The main perpetrators of this view were the journalists who flocked like
vultures to the Prieuré after her death, and her own husband, who, years later,
contradicted the statements he had previously made about Katherine’s sojourn
there. By then it had become common
knowledge that Katherine had not died of galloping TB, but had been “killed” by
Gurdjieff. Katherine’s dear friend,
D. H. Lawrence, also added his contribution to this distorted vision
of the facts, not only in a short story, entitled “Mother and Daughter,” in
which he cast both Gurdjieff and Mansfield in a sickly light, but in numerous
bilious attacks on Gurdjieff, although he had never met the man. Such ideas, however, contradict the evidence
which is readily available to anyone willing to peruse her diaries and letters
from 1918 until her death in 1923. (2)
Katherine was welcomed and closely cared for by Gurdjieff and
company. He enlisted Olgivanna, Adele
Kafian and Rose Mary Lillard-Nott to attend to her, then arranged construction
of a Persian carpet draped loft for her, over the stalls of the dairy barn,
complete with divans, then had the artist Alexander Salzmann decorate the
whitewashed walls with colourful designs and cartoons. It was a favourite spot for both Gurdjieff
and Katherine. She chatted daily with
the milkers and her stream of visitors, and doted on the cows. Gurdjieff himself—when his frantic schedule
permitted—enjoyed lounging there. His
was an elegant but dangerous generosity—given the risk of TB transmission,
either air-born or via their milk supply—but with no apparent medical ill
consequence for members of his community.
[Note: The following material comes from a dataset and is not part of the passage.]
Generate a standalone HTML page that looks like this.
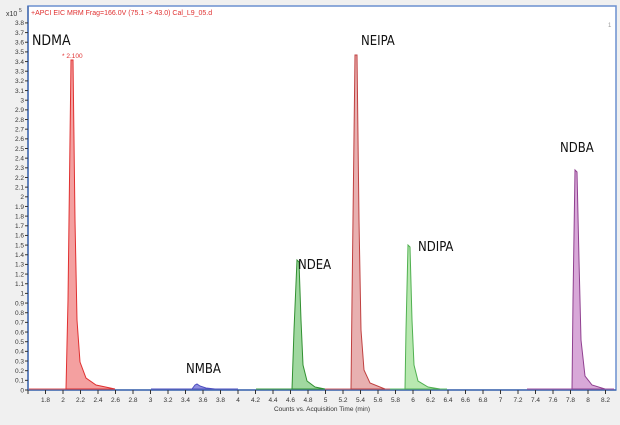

C. S. Nott came to Fontainebleau in the Autumn of 1922, having seen Gurdjieff’s movements demonstrations and attended several of A. R. Orage’s talks in New York. He tells us that Katherine was effusive in her gratitude to Gurdjieff;
“If I had gone away from the Prieuré and lived the old life, I should have died very soon of boredom. Here, at any rate, I am alive inside, and the people around me are alive. And I am not Katherine Mansfield the writer, but Mrs. Murry, a sick woman, looked after without fuss or sentimentality.” (3)
 |
Staircase of Prieuré at Fontainebleau. |
Arriving at the Prieuré in December 1922, Ouspensky noted how animated everyone was. He describes his last conversation with Katherine one evening near Christmas time, perhaps a fortnight before her death. She spoke of her certainty that in ordinary life, everyone is blind the to fact that they are ‘shipwrecked’. Then she quietly emphasised, “I know that this is true and that there is no other truth. . . . these people here know it. . . . I am so glad that I can be here.” Recalling these events years later, Ouspensky wrote: “G. was very good to her, he did not insist upon her going although it was clear that she could not live. For this in the course of time he received the due amount of lies
and slanders.” (4)
KM’s correspondence during her last few months, vividly demonstrates that despite her fragile condition, she was exhilarated by life in the community where she chose to end her days. Late on the evening of January 9th, 1923, Katherine Mansfield collapsed from an abrupt lung hæmorrhage, on a staircase at Murry’s side. She died 30 minutes later, with Drs. Nicoll, Stjoernval, and Young in prompt attendance.
J. Walter Driscoll

(1) Linda Lappin The Ghosts of Fontainebleau Southwest Review (Dallas) Volume 87, No. I, 2002., p30.
(2) Lappin, Ibid, p36.
(3) C. S. Nott Teachings of Gurdjieff: The Journal of a Pupil (1961), p47.
(4) P. D. Ouspensky In Search of the Miraculous (1949) p386.